In cases where a country does have control of its own currency, that control is exercised either by a central bank or by a Ministry of Finance. In either case, the institution that has control of monetary policy is referred to as the monetary authority. Monetary authorities have varying degrees of autonomy from the governments that create them. In the United States, the Federal Reserve System operates without direct oversight by the legislative or executive branches. It is important to note that a monetary authority is created and supported by its sponsoring government, so independence can be reduced or revoked by the legislative or executive authority that creates it. However, in practical terms, the revocation of authority is not likely. In almost all Western countries, the monetary authority is largely independent from the government.
Several countries can use the same name for their own distinct currencies (e.g., dollar in Canada and the United States). By contrast, several countries can also use the same currency (e.g., the euro), or one country can declare the currency of another country to be legal tender. For example, Panama and El Salvador have declared U.S. currency to be legal tender, and from 1791–1857, Spanish silver coins were legal tender in the United States. At various times countries have either re-stamped foreign coins, or used currency board issuing one note of currency for each note of a foreign government held, as Ecuador currently does.

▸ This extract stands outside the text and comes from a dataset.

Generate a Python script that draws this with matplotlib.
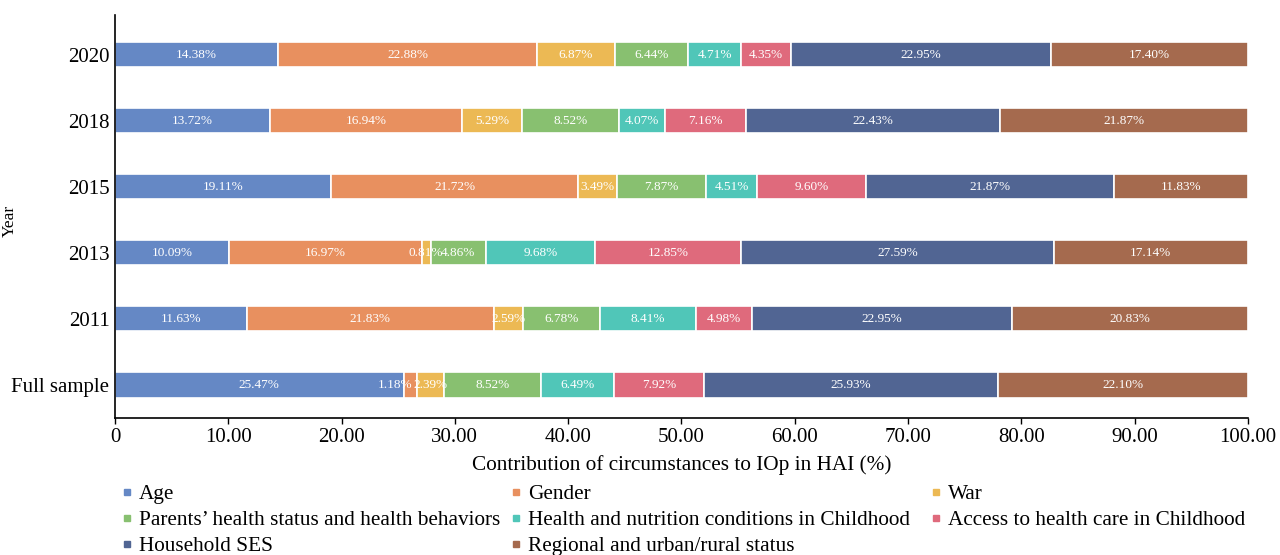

Each currency typically has a main currency unit (the U.S. dollar, for example, or the euro) and a fractional currency, often valued at 1⁄100 of the main currency: 100 cents = 1 dollar, 100 centimes = 1 franc, 100 pence = 1 pound, although units of 1⁄10 or 1⁄1000 are also common. Some currencies do not have any smaller units at all.
Mauritania and Madagascar are the only remaining countries that do not use the decimal system; instead, the Mauritanian ouguiya is divided into 5 khoums, while the Malagasy ariary is divided into 5 iraimbilanja. In these countries, words like dollar or pound "were simply names for given weights of gold."[1] Due to inflation khoums and iraimbilanja have in practice fallen into disuse. (See non-decimal currencies for other historic currencies with non-decimal divisions.)